Wednesday, January 31, 2007

Chatter

I spent about $200 shopping this month. Well, the GST(goods and services tax) is increasing on February the something as you all know, so yeah...Plus, most stores were having end-of-season sales and lingerie sales. And you know damn well that, during off-sales period they can be damn expensive.

So, I happen to catch Blood Diamond at the cinema recently. It was an excellent movie. The best movie that I've watched since The Pirates Of The Caribbean : Curse Of The Black Pearl last year. Definitely worth your $$$!

Yesterday was the first time that I caught the inter-secondary-school-debate-show called "The Arena" on television. I seldom watch local television channels, you see. So I wasn't aware of such a show. Personally, I felt that the contestants were too nervous and were all going around similar issues over and over again. So, the motion for next week is "Singapore, a self-service nation! Local service standards have a long way to go." Well, the truth is the motion is right. We still have a pretty darn long way to go. I should know. Because I'm learning this shit ya'll. I've done my own case-studies on a few retailers in Singapore (read: projects). And the results just proves that we're tortoises behind service cheetahs like Japan and Thailand.
I've discussed this topic like a gazillion number of times. God, I'm getting sick of it.

So, besides that one of the judges, Ashraf Safdar, is pretty darn hot. Good move, Mediacorp. Putting on eye candy judges like him and Eunice Olsen will get people to watch the show even though subsequently when the topics may get stale and over-discussed. Back to him. He's hot.

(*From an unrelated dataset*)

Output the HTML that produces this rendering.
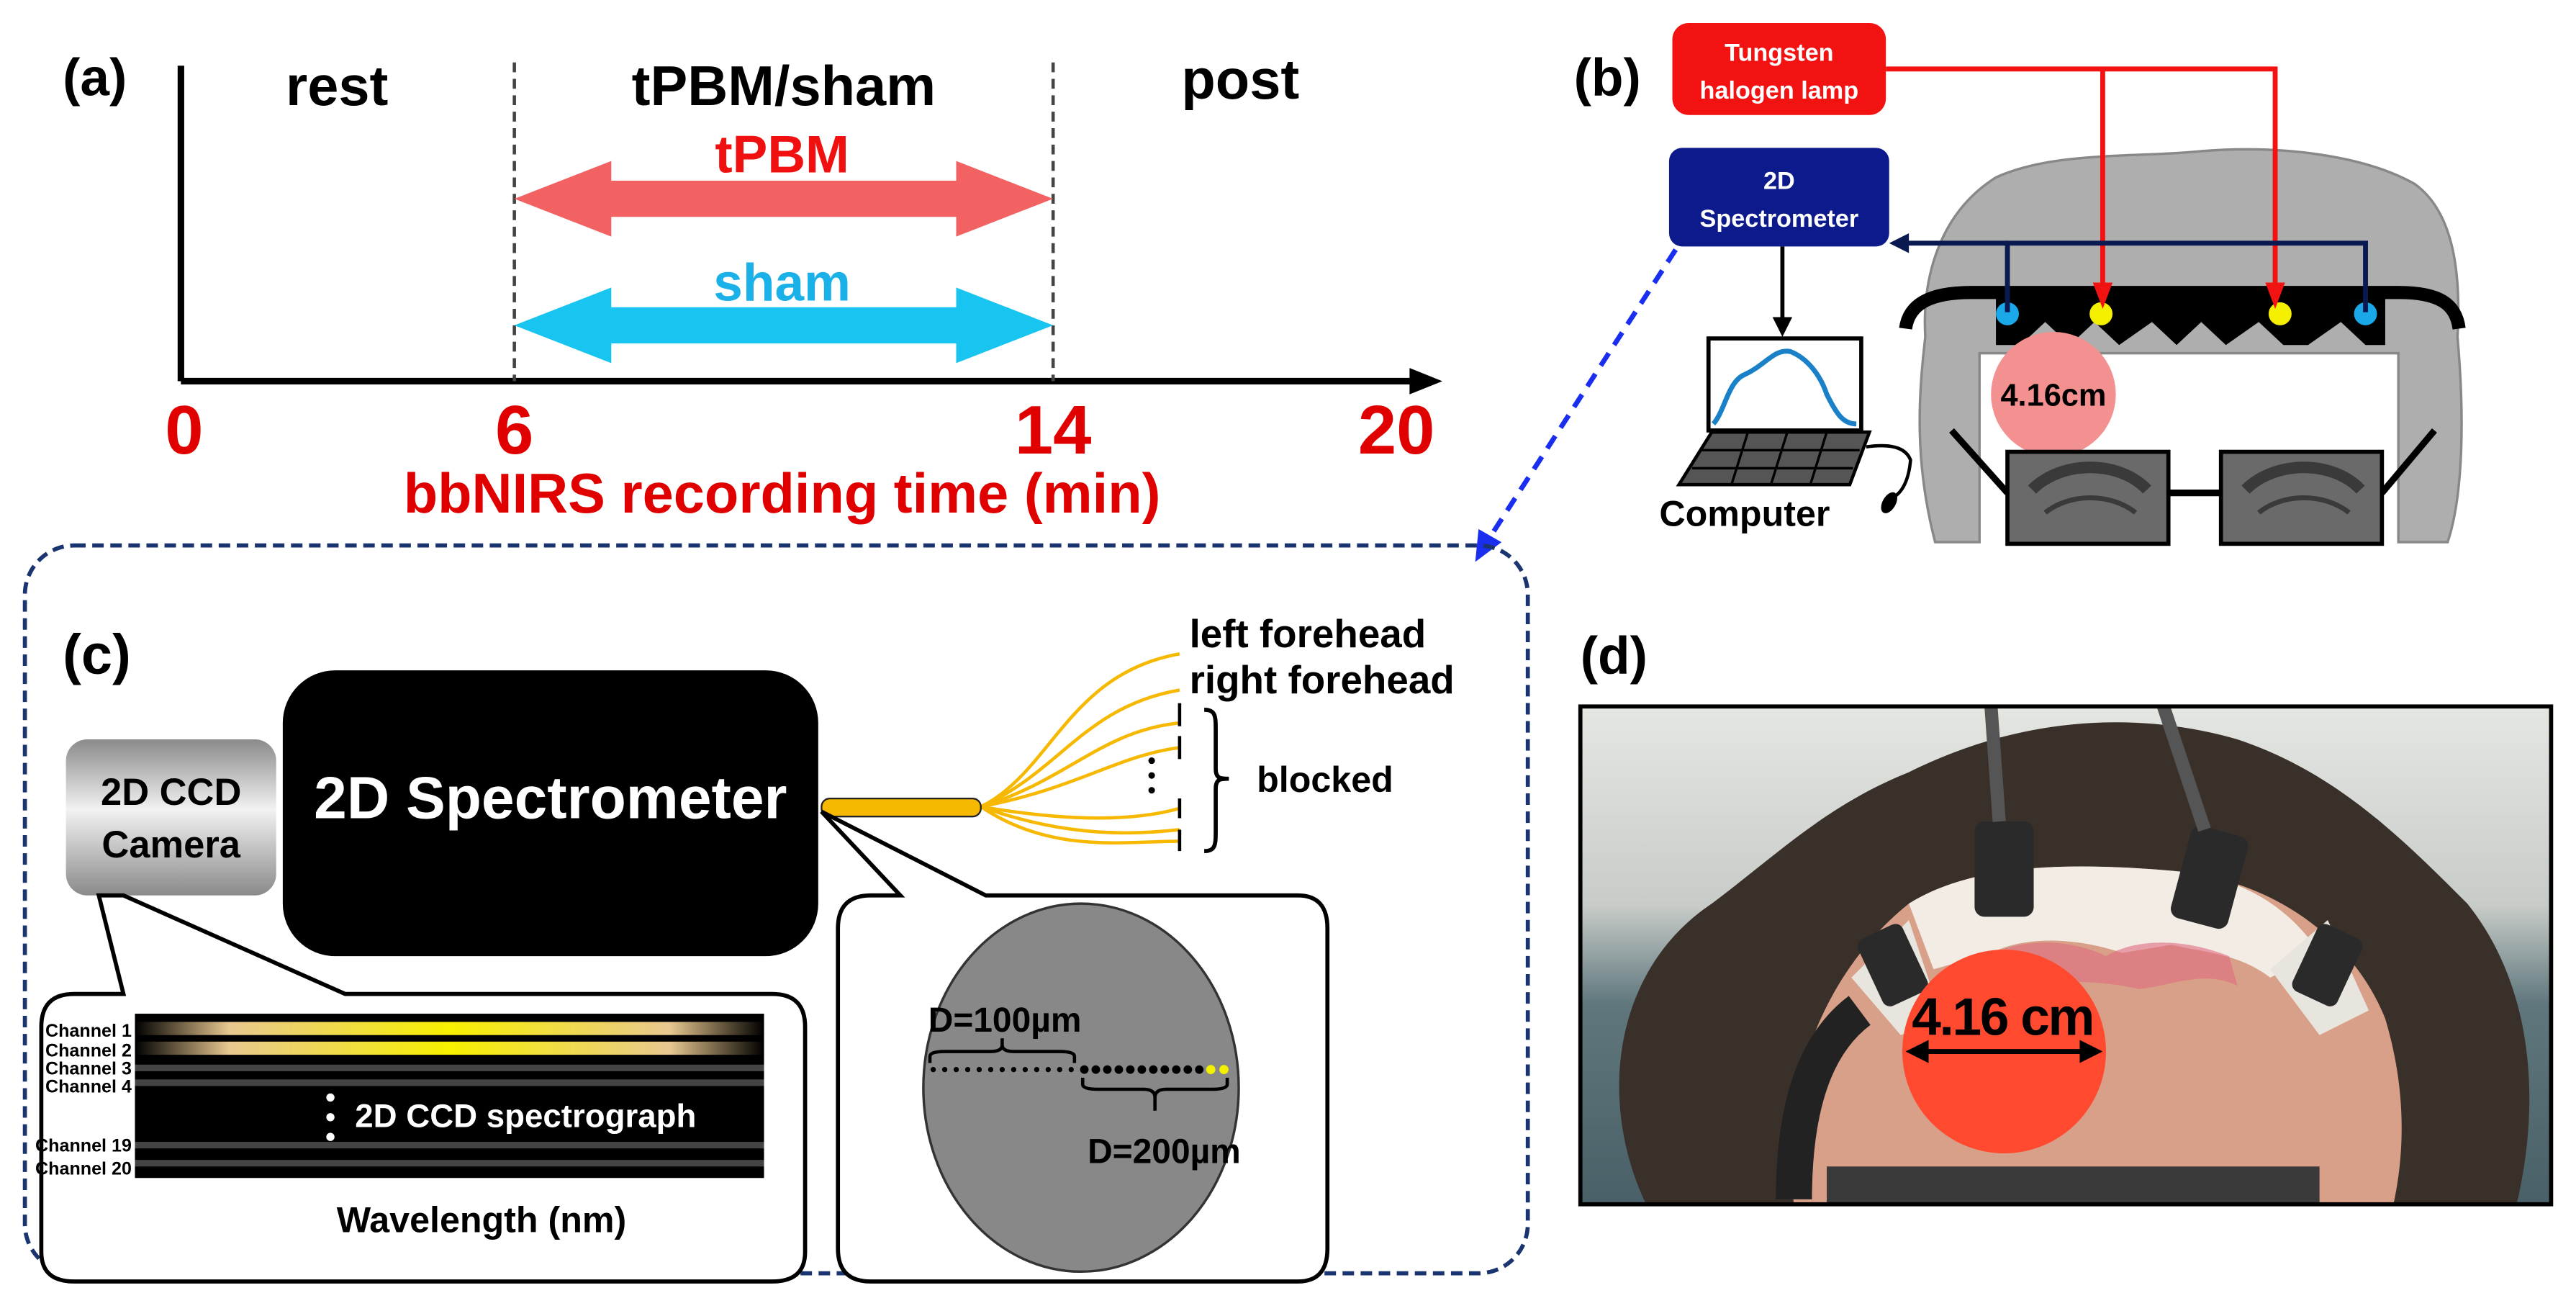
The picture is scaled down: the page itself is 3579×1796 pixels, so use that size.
<!DOCTYPE html>
<html><head><meta charset="utf-8"><style>
html,body{margin:0;padding:0;background:#fff}
svg{display:block}
text{font-family:"Liberation Sans",sans-serif;font-weight:bold}
</style></head><body>
<svg width="3579" height="1796" viewBox="0 0 1568 787" xmlns="http://www.w3.org/2000/svg">
<defs>
<linearGradient id="cam" x1="0" y1="0" x2="0" y2="1"><stop offset="0" stop-color="#8a8a8a"/><stop offset="0.45" stop-color="#f2f2f2"/><stop offset="1" stop-color="#8a8a8a"/></linearGradient>
<linearGradient id="glow" x1="0" y1="0" x2="1" y2="0"><stop offset="0" stop-color="#000"/><stop offset="0.15" stop-color="#e8c890"/><stop offset="0.5" stop-color="#f8f000"/><stop offset="0.85" stop-color="#e8c890"/><stop offset="1" stop-color="#000"/></linearGradient>
<linearGradient id="bg" x1="0" y1="0" x2="0" y2="1"><stop offset="0" stop-color="#e4e6e2"/><stop offset="0.4" stop-color="#c8ccc8"/><stop offset="0.6" stop-color="#5e767c"/><stop offset="1" stop-color="#4a6068"/></linearGradient>
</defs>

<!-- (a) -->
<text x="38" y="58" font-size="32">(a)</text>
<line x1="110" y1="40" x2="110" y2="232" stroke="#000" stroke-width="4"/>
<line x1="110" y1="232" x2="862" y2="232" stroke="#000" stroke-width="4"/>
<polygon points="878,232 858,224 858,240" fill="#000"/>
<line x1="313" y1="38" x2="313" y2="232" stroke="#444" stroke-width="2" stroke-dasharray="6,4"/>
<line x1="641" y1="38" x2="641" y2="232" stroke="#444" stroke-width="2" stroke-dasharray="6,4"/>
<text x="205" y="64" font-size="34" text-anchor="middle">rest</text>
<text x="477" y="64" font-size="34" text-anchor="middle">tPBM/sham</text>
<text x="755" y="60" font-size="34" text-anchor="middle">post</text>
<polygon points="313,121 372,98 372,110 582,110 582,98 641,121 582,144 582,132 372,132 372,144" fill="#f26262"/>
<text x="476" y="105" font-size="32" text-anchor="middle" fill="#f01010">tPBM</text>
<polygon points="313,198 372,175 372,187 582,187 582,175 641,198 582,221 582,209 372,209 372,221" fill="#18c4f0"/>
<text x="476" y="183" font-size="32" text-anchor="middle" fill="#1ab0e8">sham</text>
<g font-size="42" fill="#e00000" text-anchor="middle">
<text x="112" y="276">0</text><text x="313" y="276">6</text><text x="641" y="276">14</text><text x="850" y="276">20</text>
</g>
<text x="476" y="312" font-size="34" fill="#e00000" text-anchor="middle">bbNIRS recording time (min)</text>

<!-- (b) -->
<text x="958" y="58" font-size="32">(b)</text>
<path d="M1178,330 C1165,280 1168,240 1172,205 C1170,170 1180,130 1215,108 C1250,92 1300,96 1340,92 C1390,88 1440,95 1470,112 C1495,130 1498,170 1496,205 C1500,250 1500,300 1490,330 L1460,330 L1460,215 L1205,215 L1205,330 Z" fill="#aeaeae" stroke="#888" stroke-width="1.5"/>
<path d="M1160,200 C1162,185 1175,178 1200,178 L1460,178 C1485,178 1495,185 1497,200" fill="none" stroke="#000" stroke-width="8"/>
<path d="M1215,180 L1452,180 L1452,210 L1440,210 L1425,196 L1405,210 L1390,210 L1375,196 L1355,210 L1340,196 L1325,210 L1310,196 L1290,210 L1275,196 L1260,210 L1245,196 L1230,210 L1215,210 Z" fill="#000"/>
<circle cx="1222" cy="191" r="7" fill="#1aa8e8"/><circle cx="1440" cy="191" r="7" fill="#1aa8e8"/>
<circle cx="1279" cy="191" r="7" fill="#f4f000"/><circle cx="1388" cy="191" r="7" fill="#f4f000"/>
<circle cx="1250" cy="240" r="38" fill="#f39090"/>
<text x="1250" y="247" font-size="19" text-anchor="middle">4.16cm</text>
<line x1="1188" y1="262" x2="1222" y2="300" stroke="#000" stroke-width="4"/>
<line x1="1482" y1="262" x2="1450" y2="300" stroke="#000" stroke-width="4"/>
<line x1="1320" y1="300" x2="1352" y2="300" stroke="#000" stroke-width="4"/>
<rect x="1222" y="275" width="98" height="56" fill="#6a6a6a" stroke="#000" stroke-width="2.5"/>
<rect x="1352" y="275" width="98" height="56" fill="#6a6a6a" stroke="#000" stroke-width="2.5"/>
<path d="M1237,298 C1255,280 1290,280 1307,298" stroke="#3a3a3a" stroke-width="7" fill="none"/>
<path d="M1367,298 C1385,280 1420,280 1437,298" stroke="#3a3a3a" stroke-width="7" fill="none"/>
<path d="M1245,312 C1260,300 1285,300 1300,312" stroke="#3a3a3a" stroke-width="3" fill="none"/>
<path d="M1375,312 C1390,300 1415,300 1430,312" stroke="#3a3a3a" stroke-width="3" fill="none"/>
<rect x="1018" y="14" width="130" height="56" rx="10" fill="#f21212"/>
<text x="1083" y="37" font-size="15" fill="#fff" text-anchor="middle">Tungsten</text>
<text x="1083" y="60" font-size="15" fill="#fff" text-anchor="middle">halogen lamp</text>
<polyline points="1148,42 1385,42 1385,178" fill="none" stroke="#f21212" stroke-width="3"/>
<line x1="1280" y1="42" x2="1280" y2="178" stroke="#f21212" stroke-width="3"/>
<polygon points="1280,188 1274,172 1286,172" fill="#f21212"/><polygon points="1385,188 1379,172 1391,172" fill="#f21212"/>
<rect x="1016" y="90" width="134" height="60" rx="8" fill="#0c1a8c"/>
<text x="1083" y="115" font-size="15" fill="#fff" text-anchor="middle">2D</text>
<text x="1083" y="138" font-size="15" fill="#fff" text-anchor="middle">Spectrometer</text>
<polyline points="1222,190 1222,148 1440,148 1440,190" fill="none" stroke="#0a1a50" stroke-width="3"/>
<line x1="1158" y1="148" x2="1222" y2="148" stroke="#0a1a50" stroke-width="3"/>
<polygon points="1150,148 1162,142 1162,154" fill="#0a1a50"/>
<line x1="1085" y1="150" x2="1085" y2="196" stroke="#000" stroke-width="2.5"/>
<polygon points="1085,205 1079,193 1091,193" fill="#000"/>
<rect x="1040" y="206" width="93" height="56" fill="#fff" stroke="#000" stroke-width="2.5"/>
<path d="M1043,258 C1050,250 1052,232 1062,228 C1075,222 1080,212 1090,214 C1100,218 1108,228 1112,240 C1118,252 1122,258 1130,258" fill="none" stroke="#1a80c8" stroke-width="3"/>
<polygon points="1042,263 1138,263 1126,295 1022,295" fill="#555" stroke="#000" stroke-width="2"/>
<path d="M1036,274 L1132,274 M1030,285 L1128,285 M1064,263 L1054,295 M1088,263 L1078,295 M1112,263 L1102,295" stroke="#000" stroke-width="1.5"/>
<path d="M1136,272 C1150,270 1160,272 1163,280 C1162,292 1158,300 1152,303" fill="none" stroke="#000" stroke-width="2"/>
<ellipse cx="1150" cy="306" rx="4" ry="7" fill="#000" transform="rotate(30 1150 306)"/>
<text x="1062" y="320" font-size="22" text-anchor="middle">Computer</text>
<line x1="1020" y1="152" x2="905" y2="330" stroke="#1a2ef0" stroke-width="3" stroke-dasharray="9,6"/>
<polygon points="898,342 900,322 914,330" fill="#1a2ef0"/>

<!-- (c) -->
<rect x="15" y="332" width="915" height="443" rx="30" fill="none" stroke="#1a3470" stroke-width="2.5" stroke-dasharray="7,4"/>
<text x="38" y="410" font-size="34">(c)</text>
<rect x="40" y="450" width="128" height="95" rx="13" fill="url(#cam)"/>
<text x="104" y="490" font-size="23" text-anchor="middle">2D CCD</text>
<text x="104" y="522" font-size="23" text-anchor="middle">Camera</text>
<rect x="172" y="408" width="326" height="174" rx="32" fill="#000"/>
<text x="335" y="498" font-size="36" fill="#fff" text-anchor="middle">2D Spectrometer</text>
<g fill="none" stroke="#f6b800" stroke-width="2">
<path d="M597,491 C640,470 650,410 718,398"/>
<path d="M597,491 C645,470 660,430 718,420"/>
<path d="M597,491 C650,475 670,445 718,440"/>
<path d="M597,491 C655,480 680,460 718,455"/>
<path d="M597,491 C650,500 690,500 718,492"/>
<path d="M597,491 C650,510 690,508 718,505"/>
<path d="M597,491 C640,520 685,512 718,512"/>
</g>
<rect x="500" y="486" width="97" height="11" rx="5" fill="#f6b800" stroke="#222" stroke-width="1"/>
<g stroke="#000" stroke-width="2"><line x1="718" y1="428" x2="718" y2="442"/><line x1="718" y1="448" x2="718" y2="462"/><line x1="718" y1="486" x2="718" y2="498"/><line x1="718" y1="505" x2="718" y2="518"/></g>
<circle cx="701" cy="463" r="2" fill="#000"/><circle cx="701" cy="472" r="2" fill="#000"/><circle cx="701" cy="481" r="2" fill="#000"/>
<path d="M733,432 C740,432 740,436 740,445 L740,468 C740,474 743,474 748,474 C743,474 740,474 740,480 L740,505 C740,514 740,518 733,518" fill="none" stroke="#000" stroke-width="2.5"/>
<text x="724" y="394" font-size="24">left forehead</text>
<text x="724" y="422" font-size="24">right forehead</text>
<text x="765" y="482" font-size="22">blocked</text>
<!-- spectrograph callout -->
<path d="M45,605 L75,605 L60,545 L75,545 L210,605 L470,605 Q490,605 490,625 L490,762 Q490,780 470,780 L45,780 Q25,780 25,762 L25,625 Q25,605 45,605 Z" fill="#fff" stroke="#000" stroke-width="2.5"/>
<rect x="82" y="617" width="383" height="100" fill="#000"/>
<rect x="82" y="622" width="383" height="8" fill="url(#glow)"/>
<rect x="82" y="634" width="383" height="8" fill="url(#glow)"/>
<rect x="82" y="648" width="383" height="4" fill="#444"/>
<rect x="82" y="657" width="383" height="4" fill="#444"/>
<rect x="82" y="695" width="383" height="4" fill="#444"/>
<rect x="82" y="706" width="383" height="4" fill="#444"/>
<g font-size="11" text-anchor="end"><text x="80" y="631">Channel 1</text><text x="80" y="643">Channel 2</text><text x="80" y="654">Channel 3</text><text x="80" y="665">Channel 4</text><text x="80" y="701">Channel 19</text><text x="80" y="715">Channel 20</text></g>
<circle cx="201" cy="668" r="2.5" fill="#fff"/><circle cx="201" cy="680" r="2.5" fill="#fff"/><circle cx="201" cy="692" r="2.5" fill="#fff"/>
<text x="216" y="686" font-size="20" fill="#fff">2D CCD spectrograph</text>
<text x="293" y="750" font-size="22" text-anchor="middle">Wavelength (nm)</text>
<!-- fiber callout -->
<path d="M530,545 L548,545 L500,494 L600,545 L790,545 Q808,545 808,565 L808,760 Q808,780 790,780 L530,780 Q510,780 510,760 L510,565 Q510,545 530,545 Z" fill="#fff" stroke="#000" stroke-width="2.5"/>
<ellipse cx="658" cy="662" rx="96" ry="112" fill="#888" stroke="#333" stroke-width="1.5"/>
<g fill="#000">
<circle cx="568" cy="651" r="1.6"/><circle cx="575" cy="651" r="1.6"/><circle cx="582" cy="651" r="1.6"/><circle cx="589" cy="651" r="1.6"/><circle cx="596" cy="651" r="1.6"/><circle cx="603" cy="651" r="1.6"/><circle cx="610" cy="651" r="1.6"/><circle cx="617" cy="651" r="1.6"/><circle cx="624" cy="651" r="1.6"/><circle cx="631" cy="651" r="1.6"/><circle cx="638" cy="651" r="1.6"/><circle cx="645" cy="651" r="1.6"/><circle cx="652" cy="651" r="1.6"/>
<circle cx="660" cy="651" r="2.6"/><circle cx="667" cy="651" r="2.6"/><circle cx="674" cy="651" r="2.6"/><circle cx="681" cy="651" r="2.6"/><circle cx="688" cy="651" r="2.6"/><circle cx="695" cy="651" r="2.6"/><circle cx="702" cy="651" r="2.6"/><circle cx="709" cy="651" r="2.6"/><circle cx="716" cy="651" r="2.6"/><circle cx="723" cy="651" r="2.6"/><circle cx="730" cy="651" r="2.6"/>
</g>
<circle cx="737" cy="651" r="2.8" fill="#f4f000"/><circle cx="745" cy="651" r="2.8" fill="#f4f000"/>
<path d="M566,647 L566,643 Q566,640 575,640 L603,640 Q610,640 610,636 L610,632 M610,636 Q610,640 617,640 L645,640 Q654,640 654,643 L654,647" fill="none" stroke="#000" stroke-width="2"/>
<path d="M659,656 L659,660 Q659,663 668,663 L696,663 Q703,663 703,668 L703,676 M703,668 Q703,663 710,663 L738,663 Q747,663 747,660 L747,656" fill="none" stroke="#000" stroke-width="2"/>
<text x="565" y="628" font-size="21">D=100µm</text>
<text x="662" y="708" font-size="21">D=200µm</text>

<!-- (d) -->
<text x="962" y="410" font-size="32">(d)</text>
<svg x="962" y="430" width="591" height="303" viewBox="0 0 591 303">
<rect width="591" height="303" fill="url(#bg)"/>
<path d="M40,303 C10,240 20,160 80,120 C120,90 150,60 200,40 C260,10 330,0 400,20 C460,40 500,80 540,120 C580,170 585,240 570,303 Z" fill="#3a302a"/>
<path d="M130,303 C120,230 150,160 200,120 C240,95 300,95 360,100 C420,105 470,140 490,190 C505,240 500,280 495,303 Z" fill="#d8a088"/>
<path d="M200,120 C240,95 300,95 360,100 C400,103 430,120 450,150 L420,165 C400,150 380,150 360,145 L330,150 C300,140 270,140 250,150 L215,160 Z" fill="#f2ece4"/>
<path d="M248,152 C270,140 300,142 320,152 C340,140 370,142 395,152 L400,170 C380,160 360,170 340,172 C310,165 280,168 255,170 Z" fill="#e06a80" opacity="0.6"/>
<path d="M165,165 L200,130 L220,190 L195,200 Z" fill="#e8e4de"/>
<path d="M420,160 L455,130 L480,185 L450,200 Z" fill="#e8e4de"/>
<rect x="175" y="135" width="30" height="45" rx="5" fill="#2a2a2a" transform="rotate(-25 190 157)"/>
<rect x="440" y="135" width="30" height="45" rx="5" fill="#2a2a2a" transform="rotate(25 455 157)"/>
<rect x="240" y="70" width="36" height="58" rx="6" fill="#2a2a2a"/>
<rect x="365" y="75" width="36" height="58" rx="6" fill="#2a2a2a" transform="rotate(15 383 104)"/>
<path d="M255,70 L250,0 M380,75 L355,0" stroke="#555" stroke-width="8" fill="none"/>
<path d="M130,300 C130,230 150,200 170,185" stroke="#222" stroke-width="22" fill="none"/>
<rect x="150" y="280" width="300" height="23" fill="#3a3a3a"/>
<circle cx="258" cy="210" r="62" fill="#ff4a30"/>
<line x1="203" y1="210" x2="313" y2="210" stroke="#000" stroke-width="3"/>
<polygon points="198,210 212,203 212,217" fill="#000"/><polygon points="318,210 304,203 304,217" fill="#000"/>
<text x="257" y="200" font-size="32" text-anchor="middle" letter-spacing="-1">4.16 cm</text>
</svg>
<rect x="962" y="430" width="591" height="303" fill="none" stroke="#000" stroke-width="2.5"/>
</svg>
</body></html>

Why the fuck am I always attracted to articulate,confident and good-looking guys? Omg, what THE FUCK IS WRONG WITH ME. One of my previous crushes was from my institution's debates team (well, I was there for about a couple of months or so) and the other one was one of my forum mate a year back. At this rate I'll never be in a relationship since my standards are "high" and I'll be a cat lady or something when I retire. Its not like everyone around me is in a fucking relationship or something and I'm whining that I'm not in one. I mean like what the fuck, right? Its just that it gets frustrating when you don't get to go out with your girlfriends as often you used to because they're like always constantly going on dates. So damn freaking irritating. Thank God, I have friends who are still single. Then again, there are many perks which comes with being single. The number 1 perk : You get to flirt with as many guys you want! Single women, rejoice!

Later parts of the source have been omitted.